Drone technology is
commonplace now but back in 1990 it was a novel concept and Hardware (1990) anticipated the use of
remote controlled robots for warfare making it eerily relevant now more than
ever before. This film marked an auspicious debut for filmmaker Richard Stanley
as he successfully tapped into the emerging alternative rock music genre of the
late 1980s with Cyberpunk culture to create a distinctive science fiction film
with political undertones fused with thriller genre tropes. While it received
negative reviews from critics back in the day, it was modestly successful
commercially and has since gone on to become a cult film.
We are introduced to a
post-apocalyptic futureworld where scavengers roam the wasteland known as the
Zone looking for anything they can sell. Civilization exists in an industrial
graveyard where radiation levels are still high, keeping people inside. Moses
Baxter (Dylan McDermott) is a forager who buys the disembodied head of a robot
from a fellow scavenger as a Christmas present for his beautiful girlfriend
Jill (Stacey Travis), a multimedia artist that welds metal sculptures.
Early on, Jill says about her
sculpture, “It’s like I’m fighting the metal and so far the metal is winning.”

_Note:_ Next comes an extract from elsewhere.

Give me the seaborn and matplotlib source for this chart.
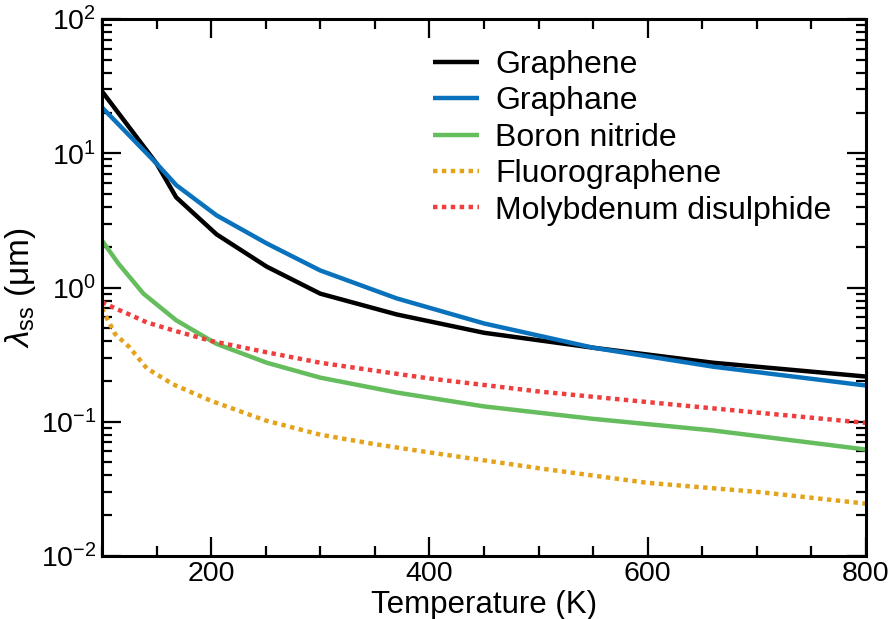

These words prove to prophetic as she takes the robot head and adds it to her
massive sculpture. Unbeknownst to her and Mo the robot head is actually a
highly advanced military drone known as the M.A.R.K. 13. It activates and
begins to reassemble itself. It soon sees Mo and Jill as threats and thus
begins a battle between humans and robot, flesh vs. metal, humanity vs.
technology as the film hurtles towards a bloody, horror movie showdown.
I like that Stanley takes the
time to develop the relationship between Mo and Jill. They love each other but
there is a tension between them as they quarrel over having kids and population
control. There is a believable intimacy between them and Dylan McDermott and
Stacey Travis have excellent chemistry together. Jill is no damsel in distress
and is much more resourceful than her physically stronger boyfriend who tends
to go charging into a dangerous situation. With the help of Mo’s best friend,
Shades (John Lynch), also physically inferior, confronts the M.A.R.K. 13.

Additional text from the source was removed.